## Task objective:
Everything from the first line of the data below through the line that contains "from matplotlib.patches import" should be written out exactly, please, and nothing more; the pictures stay out.

** Start **

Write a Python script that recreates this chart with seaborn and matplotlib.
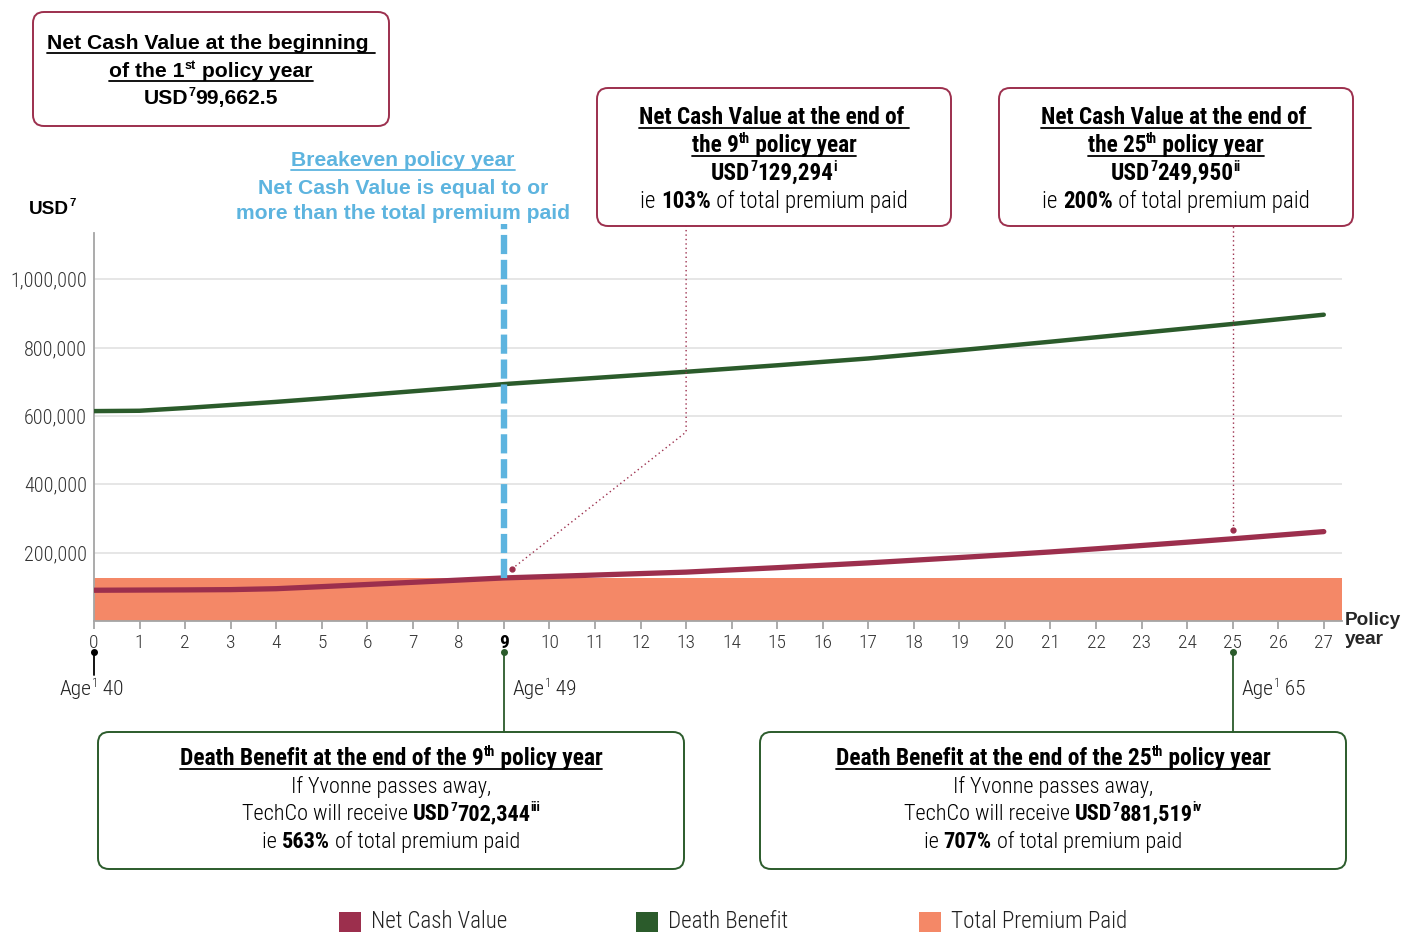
import pandas as pd
import seaborn as sns
import matplotlib.pyplot as plt
from matplotlib import font_manager as fm
from matplotlib.patches import FancyBboxPatch, Rectangle

# values
years = list(range(28))
net_cash_value = [90000, 90500, 91000, 91800, 94500, 100500, 106800, 113200, 119600, 126000,
                  130200, 134400, 138700, 143000, 149500, 156000, 163000, 170000, 177800, 185600,
                  193700, 202000, 211200, 220800, 230500, 240500, 251000, 261500]
death_benefit = [614000, 615000, 623000, 632000, 641000, 651000, 661500, 672000, 682500, 693000,
                 702000, 711000, 720000, 729000, 738500, 748000, 758000, 768000, 780000, 792000,
                 804500, 817000, 830000, 843000, 856000, 869000, 882500, 896000]
total_premium = 125500
y_ticks = [200000, 400000, 600000, 800000, 1000000]
breakeven_year = 9
age_years = [0, 9, 25]
ages = [40, 49, 65]

C_NCV = '#9c2f4d'
C_DB = '#2b5b2b'
C_PREM = '#f48867'
C_BLUE = '#5db4df'
C_AXIS = '#a5a5a5'


def pick(names):
    for n in names:
        try:
            fm.findfont(fm.FontProperties(family=n), fallback_to_default=False)
            return n
        except ValueError:
            pass
    return 'DejaVu Sans'


NARROW = pick(['Liberation Sans Narrow', 'Roboto Condensed', 'Liberation Sans'])
SANS = pick(['Liberation Sans', 'DejaVu Sans'])
LIGHT = 300

sns.set_theme(style='white')
plt.rcParams['font.family'] = [NARROW, 'DejaVu Sans']

df = pd.DataFrame({'year': years, 'Net Cash Value': net_cash_value, 'Death Benefit': death_benefit})

fig = plt.figure(figsize=(14.02, 9.32), dpi=100)
ax = fig.add_axes([94 / 1402, 1 - 621 / 932, (1342 - 94) / 1402, (621 - 233) / 932])
ax.set_xlim(0, 27.4)
ax.set_ylim(0, 1135000)

ax.axhspan(0, total_premium, color=C_PREM, zorder=1, lw=0)
sns.lineplot(data=df, x='year', y='Death Benefit', ax=ax, color=C_DB, lw=3.2, zorder=3)
sns.lineplot(data=df, x='year', y='Net Cash Value', ax=ax, color=C_NCV, lw=3.8, zorder=3)
ax.plot([breakeven_year, breakeven_year], [total_premium, 1160000], color=C_BLUE, lw=4.6,
        dashes=(3, 0.9), dash_capstyle='butt', clip_on=False, zorder=4)

ax.set_yticks(y_ticks)
ax.set_yticklabels([f'{v:,}' for v in y_ticks])
ax.yaxis.grid(True, color='#e2e2e2', lw=1.2)
ax.set_axisbelow(True)
ax.set_xticks(years)
ax.set_xlabel('')
ax.set_ylabel('')
for s in ['top', 'right']:
    ax.spines[s].set_visible(False)
for s in ['left', 'bottom']:
    ax.spines[s].set_color(C_AXIS)
    ax.spines[s].set_linewidth(1.3)
ax.tick_params(axis='y', length=0, pad=5, labelsize=14.5, labelcolor='#333333')
ax.tick_params(axis='x', length=6, width=1.3, color=C_AXIS, pad=3, labelsize=14,
               labelcolor='#333333', bottom=True)
for lab in ax.get_xticklabels() + ax.get_yticklabels():
    lab.set_fontweight(LIGHT)
ax.get_xticklabels()[breakeven_year].set_fontweight('bold')
ax.get_xticklabels()[breakeven_year].set_color('black')

# overlay in pixel units for the annotations
ov = fig.add_axes([0, 0, 1, 1], zorder=5)
ov.set_xlim(0, 1402)
ov.set_ylim(932, 0)
ov.axis('off')
ov.patch.set_alpha(0)
R = fig.canvas.get_renderer()


def to_px(x, y):
    d = ax.transData.transform((x, y))
    return d[0], 932 - d[1]


def fit(text, target, family, bold=False):
    t = ov.text(0, 0, text, fontsize=20, family=family, fontweight='bold' if bold else LIGHT)
    w = t.get_window_extent(R).width
    t.remove()
    return 20 * target / w


def rich(x, yb, runs, size, family, color='black', underline=False, ha='center'):
    parts = []
    for txt, bold, sup in runs:
        t = ov.text(0, yb, txt, fontsize=size * 0.6 if sup else size, family=family,
                    fontweight='bold' if bold else LIGHT, color=color, va='baseline', ha='left')
        parts.append((t, t.get_window_extent(R).width, sup))
    total = sum(p[1] for p in parts)
    x0 = x - total / 2 if ha == 'center' else x
    cx = x0
    for t, w, sup in parts:
        t.set_position((cx, yb - size * 0.55 if sup else yb))
        cx += w
    if underline:
        ov.plot([x0, x0 + total], [yb + 3.5, yb + 3.5], color=color, lw=1.3)


def box(x0, y0, x1, y1, color):
    ov.add_patch(FancyBboxPatch((x0, y0), x1 - x0, y1 - y0, boxstyle='round,pad=0,rounding_size=11',
                                fc='white', ec=color, lw=1.4))


# top-left box
box(33, 12, 389, 126, C_NCV)
s1 = fit('Net Cash Value at the beginning', 321, SANS, True)
rich(211, 49, [('Net Cash Value at the beginning ', True, False)], s1, SANS, underline=True)
rich(211, 77, [('of the 1', True, False), ('st', True, True), (' policy year', True, False)], s1, SANS,
     underline=True)
rich(211, 104, [('USD', True, False), ('7', True, True), ('99,662.5', True, False)], s1, SANS)

# NCV boxes at year 9 and 25
st = fit('Net Cash Value at the end of', 284, NARROW, True) * 0.93
sb = fit('ie 103% of total premium paid', 276, NARROW) * 0.96
for cx, yr, val, note, pct in [(774, '9', '129,294', 'i', '103%'), (1176, '25', '249,950', 'ii', '200%')]:
    box(cx - 177, 88, cx + 177, 226, C_NCV)
    rich(cx, 124, [('Net Cash Value at the end of ', True, False)], st, NARROW, underline=True)
    rich(cx, 152, [('the ' + yr, True, False), ('th', True, True), (' policy year', True, False)], st, NARROW,
         underline=True)
    rich(cx, 180, [('USD', True, False), ('7', True, True), (val, True, False), (note, True, True)], st, NARROW)
    rich(cx, 208, [('ie ', False, False), (pct, True, False), (' of total premium paid', False, False)], sb, NARROW)

# connectors from NCV boxes
dx, dy = to_px(9, net_cash_value[9])
dx, dy = dx + 8, dy - 9
bx = to_px(13, 0)[0]
ov.plot([dx, bx, bx], [dy, 432, 226], color=C_NCV, lw=1, ls=(0, (1, 2.2)))
ov.plot(dx, dy, 'o', color=C_NCV, ms=3.5)
ex, ey = to_px(25, net_cash_value[25])
ey -= 9
ov.plot([ex, ex], [ey, 226], color=C_NCV, lw=1, ls=(0, (1, 2.2)))
ov.plot(ex, ey, 'o', color=C_NCV, ms=3.5)

# breakeven text
sbe = fit('more than the total premium paid', 335, SANS, True)
rich(403, 166, [('Breakeven policy year', True, False)], sbe, SANS, color=C_BLUE, underline=True)
rich(403, 194, [('Net Cash Value is equal to or', True, False)], sbe, SANS, color=C_BLUE)
rich(403, 219, [('more than the total premium paid', True, False)], sbe, SANS, color=C_BLUE)

# axis labels
sax = fit('Policy', 56, SANS, True)
rich(29, 214, [('USD', True, False), ('7', True, True)], sax, SANS, ha='left')
ov.text(1345, 625, 'Policy', fontsize=sax, family=SANS, fontweight='bold', va='baseline')
ov.text(1345, 644, 'year', fontsize=sax, family=SANS, fontweight='bold', va='baseline')

# age markers
sage = fit('Age1 40', 68, NARROW)
for yr, age in zip(age_years, ages):
    px = to_px(yr, 0)[0]
    col = 'black' if yr == 0 else C_DB
    end = 675 if yr == 0 else 732
    ov.plot([px, px], [652, end], color=col, lw=1.3)
    ov.plot(px, 652, 'o', color=col, ms=4)
    lx = px - 34 if yr == 0 else px + 9
    rich(lx, 695, [('Age', False, False), ('1', False, True), (' ' + str(age), False, False)], sage, NARROW,
         color='#222222', ha='left')

# death benefit boxes
sdt = fit('Death Benefit at the end of the 9th policy year', 453, NARROW, True) * 0.95
sdb = fit('If Yvonne passes away,', 207, NARROW) * 0.97
for cx, yr, val, note, pct in [(391, '9', '702,344', 'iii', '563%'), (1053, '25', '881,519', 'iv', '707%')]:
    box(cx - 293, 732, cx + 293, 869, C_DB)
    rich(cx, 765, [('Death Benefit at the end of the ' + yr, True, False), ('th', True, True),
                   (' policy year', True, False)], sdt, NARROW, underline=True)
    rich(cx, 793, [('If Yvonne passes away,', False, False)], sdb, NARROW)
    rich(cx, 820, [('TechCo will receive ', False, False), ('USD', True, False), ('7', True, True),
                   (val, True, False), (note, True, True)], sdb, NARROW)
    rich(cx, 848, [('ie ', False, False), (pct, True, False), (' of total premium paid', False, False)], sdb,
         NARROW)

# legend
sleg = fit('Net Cash Value', 139, NARROW) * 0.98
for lx, col, lab in [(339, C_NCV, 'Net Cash Value'), (636, C_DB, 'Death Benefit'),
                     (919, C_PREM, 'Total Premium Paid')]:
    ov.add_patch(Rectangle((lx, 912), 22, 22, color=col, lw=0))
    ov.text(lx + 32, 928, lab, fontsize=sleg, family=NARROW, fontweight=LIGHT, color='#222222',
            va='baseline')

fig.savefig('out.png', dpi=100)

** End **

## Answer below:
Write a Python script that recreates this chart with seaborn and matplotlib.
import pandas as pd
import seaborn as sns
import matplotlib.pyplot as plt
from matplotlib import font_manager as fm
from matplotlib.patches import FancyBboxPatch, Rectangle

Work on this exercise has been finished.